Pensez-vous que changer le chef de renseignement va stopper ou inverser cette dynamique ?

Tout ceci est de la gesticulation. Il faut poser trois questions à propos de l’Allemagne: 
- l’AfD va-t-elle enfin faire le ménage dans les rangs de ses cadres? Il y a là un devoir d’interpellation des autres partis conservateurs en Europe. Lors de la conférence « National Conservatism » de Rome en février dernier, j’ai posé la question publiquement aux représentants de l’AfD qui avaient été invités: pourquoi s’obstinent-ils à entretenir l’ambiguité sur leur rapport au passé nationaliste allemand ? C’est d’autant plus absurde que, lorsqu’on est authentiquement conservateur, véritablement de droite, on doit haïr absolument le fascisme, meute de loups d’extrême gauche qui essaient de montrer patte blanche à l’électorat patriote et conservateur. 
- Deuxième question, plus fondamentale: y a-t-il survivance spécifique en Allemagne d’un antisémitisme d’extrême droite qui a disparu ailleurs ? Dans l’ensemble de l’Europe, l’antisémitisme est devenu d’extrême gauche.
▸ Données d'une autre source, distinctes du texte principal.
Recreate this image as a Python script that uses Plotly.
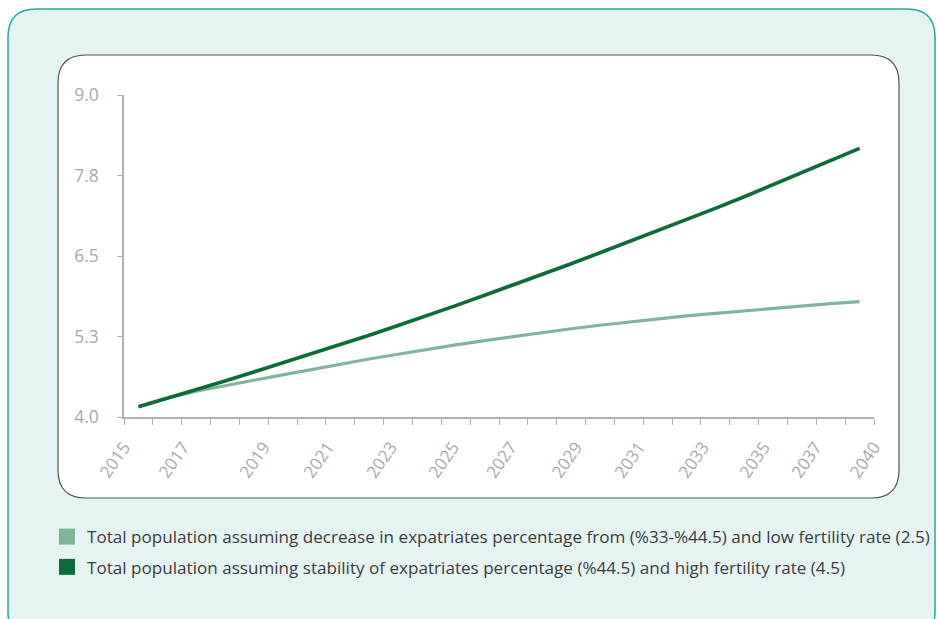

On devrait dire, plus exactement, il est revenu à l’extrême gauche. Car c’est une invention de la gauche anticapitaliste. Partout en Europe, on constate que l’antisémitisme s’exprime dans la haine d’Israël, le soutien à l’islamisme, l’anticapitalisme ouvertement antisémite. Or en Allemagne, il y a eu l’attentat, heureusement manqué, de Halle, perpétré par un individu contre une synagogue, à motivation apparemment « suprémaciste ». De même l’attentat de Hanau, contre un foyer d’immigrés, a été aussitôt attribué à une motivation d’extrême droite. Il y avait eu auparavant l’assassinat de Walter Lübcke, homme politique chrétien démocrate, en juin 2019; l’attentat de Cologne contre Henriette Reker, femme politique de gauche, en octobre 2015. Et si l’on remonte dans le passé, on va mentionner le petit groupe terroriste « Nationalsozialistischer Untergrund » (NSU), démantelé au début de la décennie mais aussi la trop longue liste d’attentats néonazis depuis la réunification. S’il se confirmait que l’Allemagne garde, presque seule en Europe, un terreau authentiquement « fasciste », il faut essayer de comprendre pourquoi. 
- il faut cependant insister sur le fait que la plus grande violence aujourd’hui se trouve à l’extrême gauche. Et que l’on a vu revenir un phénomène que l’on avait connu à droite sous Weimar: la complaisance des pouvoirs publics envers la gauche extrême. Les antifas allemands sont à la pointe du militantisme antifa international. Ils exercent une véritable terreur de rue. Mais cela n’a pas empêché le président de la République Fédrérale, Franz-Walter Steinmeier de faire l’éloge, à l’occasion d’un rassemblement antifa à Chemnitz, d’un concert du groupe « Freie Sahne Fischfilet » qui appelle ouvertement à la destruction des institutions démocratiques. 

En fait, on peut en vouloir énormément à Angela Merkel d’avoir ramené un phénomène que l’on croyait disparu de l’histoire allemande après 1945: l’excès dans les décisions prises, le manque de prudence politique. La politique d’immigration en est le meilleur exemple. C’est elle qui a fait émerger définitivement l’AfD. Et il existe un silence, une censure même des médias, face aux nombreuses violences perpétrées par des immigrés arrivés au milieu de la décennie. Du coup, il y a par contraste une effervescence sur internet, où l’on peut trouver une information très complète sur les crimes commis par des « migrants »; mais aussi des données très détaillées sur les agissements de l’extrême gauche allemande. En réalité, on est plutôt étonné, vu l'irresponsabilité de Madame Merkel en matière d’immigration massive (et elle s’apprête à récidiver dans le cadre des recommandations de la Commission Européenne), qu’il n’y ait pas plus de poussée d’extrême droite en Allemagne.